Alameda’s Newest Rising Star

Alameda’s Newest Rising Star

CHRIS DUFFEY

Malia Vella says traffic safety is a top issue.


Malia Vella promises to be a formidable force in this year’s city council campaign.

Malia Vella pedaled to the interview on her bike. Helmet in hand, the Alameda native and Santa Clara Law grad strode into Wescafe on Webster Street to meet with a reporter for coffee. Despite her young age—she turns 32 this month—Vella exuded confidence, and during the next hour, Alameda’s newest city council candidate displayed an impressive command of local political issues. It quickly became clear that she will be a force in this fall’s election campaign.

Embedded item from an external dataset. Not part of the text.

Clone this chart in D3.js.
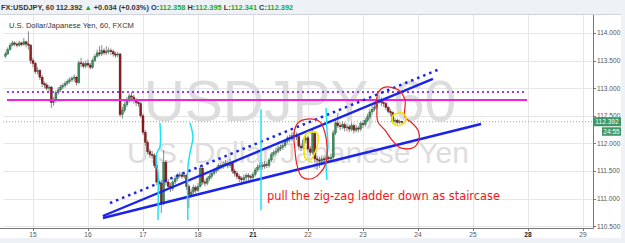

“We’re just not working collectively,” she said, summing up her assessment of the city’s political dysfunction. “We need to find a way to come together.”

Vella senses voter displeasure with Alameda City Hall. And she has good timing. In the last few years, antiestablishment fervor has swept through city politics like a forest fire. And City Hall, much like the Island itself, has become an outpost for newcomers. Since late 2012, the five-member council has added three new members. In November of that year, council newcomer Marilyn Ezzy Ashcraft garnered the highest percentage of votes—24.9. Then in 2014, newcomer Jim Oddie gained a spot on the council when he finished with the second-highest vote total, 33.5 percent. And, of course, that same year, Trish Spencer grabbed the mayor’s seat on the council in an upset victory over incumbent Marie Gilmore. As a result, first-time councilmembers now represent a majority of Alameda’s leadership.

And Vella is banking on that trend continuing. “People want to see change,” she said.

Although she has never held office before, Vella is no political neophyte. The former staffer for Assemblymember Bill Quirk, D-Hayward, has also worked for Assemblymember Rob Bonta, D-Alameda. She has also worked for the Alameda Labor Council, and as an election law specialist for the firm Olson Hagel & Fishburn LLP. She’s currently a labor and employment rep for the Teamsters and an adjunct professor of ethics at Mills College in Oakland.

Vella said she decided to run for the council during one of the raucous late-night City Hall debates on how to deal with skyrocketing rents. “It was during one of the meetings that lasted until 4 a.m., I thought, ‘This is not OK …We’re becoming a laughingstock.’

“And I decided, instead of just being frustrated … I’m going to walk the talk.”

Vella was born in Alameda, but her family moved to San Leandro when she was 5. Growing up, she attended Catholic schools, and after graduating from Bishop O’Dowd High School in Oakland, she went to Wellesley College, a liberal arts school near Boston. It was there that she got her taste for politics, when she worked on the 2004 Massachusetts state Senate campaign of Democrat Angus McQuilken, who lost in a close race to eventual Republican U.S. Sen. Scott Brown.

After law school, Vella moved back to Alameda in 2011, and today she lives with her high school sweetheart in the house that her great-grand parents lived in at the corner of Sherman Street and Santa Clara Avenue.

In addition to the region’s housing shortage and out-of-control rents, Vella views traffic safety, especially pedestrian and bike safety, as one of the top issues on the Island. While leaving City Hall in her car in February, she was T-boned by another vehicle. “It’s a serious problem,” she said.

This November, Vella will square off against Ashcraft and incumbent Tony Daysog in a battle for two seats on the council. So far, Vella has amassed some impressive endorsements, including from Bonta; state Controller Betty Yee, an Alameda resident; Board of Equalization Member Fiona Ma; state Sen. Bob Wieckowski, D-Fremont; and Alameda County Supervisor Wilma Chan. In early June, Vella also received the endorsement of Oakland Mayor Libby Schaaf. Councilmember Oddie is also backing her. “She has the same values that I have,” said Oddie, who introduced Vella at her campaign kickoff in late May. “And she definitely has the policy chops.”

Alameda resident Doug Bloch, who is the political director of the Teamsters Joint Council 7, which has also endorsed Vella, along with several other labor organizations, said she “has a humility that you don’t see in a lot of elected officials.” He also believes Vella will connect with Millennials and recent newcomers to the island. “She’s young—and there’s been a huge influx of young people, like me, with families to Alameda,” he said.

“And she’s very smart, very ambitious, and very principled. When she puts her mind to something, she works as hard as anyone I know to get it done.”

Published online on July 11, 2016 at 8:18 a.m.